▽

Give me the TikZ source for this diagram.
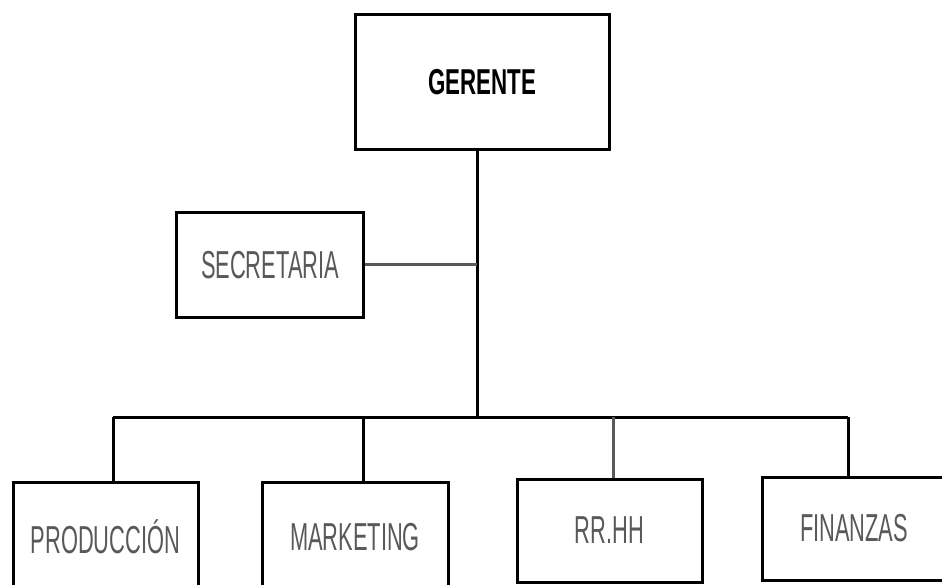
\documentclass[tikz,border=0pt]{standalone}
\usepackage{fontspec}
\setmainfont{Liberation Sans}
\newfontfamily\narrowfont[FakeStretch=0.56]{Liberation Sans}
\newfontfamily\narrowbold[FakeStretch=0.62]{Liberation Sans Bold}
\definecolor{txtgray}{gray}{0.35}
\begin{document}
\begin{tikzpicture}[x=1pt,y=-1pt,
  box/.style={draw=black, line width=3pt, rectangle, inner sep=0pt, fill=white,
    font=\narrowfont\fontsize{39}{39}\selectfont, text=txtgray},
  conn/.style={line width=3pt, draw=black},
  gconn/.style={line width=3pt, draw=black!65}]
\useasboundingbox (0,0) rectangle (942,585);
\clip (0,0) rectangle (942,585);
\fill[white] (0,0) rectangle (942,585);

\node[box, minimum width=254pt, minimum height=135pt, text=black,
  font=\narrowbold\fontsize{36}{36}\selectfont] (ger) at (482,82) {GERENTE};
\node[box, minimum width=187pt, minimum height=104pt] (sec) at (270,265) {SECRETARIA};
\node[box, minimum width=185pt, minimum height=110pt] (prod) at (105.5,537) {PRODUCCIÓN};
\node[box, minimum width=186pt, minimum height=110pt] (mkt) at (355,537) {MARKETING};
\node[box, minimum width=185pt, minimum height=103pt] (rrhh) at (609.5,530.5) {RR.HH};
\node[box, minimum width=184pt, minimum height=103pt] (fin) at (854,528.5) {FINANZAS};

\coordinate (bus) at (477,417);
\coordinate (d1) at (113,417);
\coordinate (d2) at (363,417);
\coordinate (d3) at (613,417);
\coordinate (d4) at (848,417);

\draw[conn] (ger.south -| bus) -- (bus);
\draw[gconn] (sec.east) -- (sec.east -| bus);
\draw[conn] (d1) -- (d4);
\draw[conn] (d1) -- (d1 |- prod.north);
\draw[conn] (d2) -- (d2 |- mkt.north);
\draw[gconn] (d3) -- (d3 |- rrhh.north);
\draw[conn] (d4) -- (d4 |- fin.north);
\end{tikzpicture}
\end{document}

△

• [Task statement] Reproduce the listing exactly. Leave its pictures out.

• [Final answer]
Give me the TikZ source for this diagram.
\documentclass[tikz,border=0pt]{standalone}
\usepackage{fontspec}
\setmainfont{Liberation Sans}
\newfontfamily\narrowfont[FakeStretch=0.56]{Liberation Sans}
\newfontfamily\narrowbold[FakeStretch=0.62]{Liberation Sans Bold}
\definecolor{txtgray}{gray}{0.35}
\begin{document}
\begin{tikzpicture}[x=1pt,y=-1pt,
  box/.style={draw=black, line width=3pt, rectangle, inner sep=0pt, fill=white,
    font=\narrowfont\fontsize{39}{39}\selectfont, text=txtgray},
  conn/.style={line width=3pt, draw=black},
  gconn/.style={line width=3pt, draw=black!65}]
\useasboundingbox (0,0) rectangle (942,585);
\clip (0,0) rectangle (942,585);
\fill[white] (0,0) rectangle (942,585);

\node[box, minimum width=254pt, minimum height=135pt, text=black,
  font=\narrowbold\fontsize{36}{36}\selectfont] (ger) at (482,82) {GERENTE};
\node[box, minimum width=187pt, minimum height=104pt] (sec) at (270,265) {SECRETARIA};
\node[box, minimum width=185pt, minimum height=110pt] (prod) at (105.5,537) {PRODUCCIÓN};
\node[box, minimum width=186pt, minimum height=110pt] (mkt) at (355,537) {MARKETING};
\node[box, minimum width=185pt, minimum height=103pt] (rrhh) at (609.5,530.5) {RR.HH};
\node[box, minimum width=184pt, minimum height=103pt] (fin) at (854,528.5) {FINANZAS};

\coordinate (bus) at (477,417);
\coordinate (d1) at (113,417);
\coordinate (d2) at (363,417);
\coordinate (d3) at (613,417);
\coordinate (d4) at (848,417);

\draw[conn] (ger.south -| bus) -- (bus);
\draw[gconn] (sec.east) -- (sec.east -| bus);
\draw[conn] (d1) -- (d4);
\draw[conn] (d1) -- (d1 |- prod.north);
\draw[conn] (d2) -- (d2 |- mkt.north);
\draw[gconn] (d3) -- (d3 |- rrhh.north);
\draw[conn] (d4) -- (d4 |- fin.north);
\end{tikzpicture}
\end{document}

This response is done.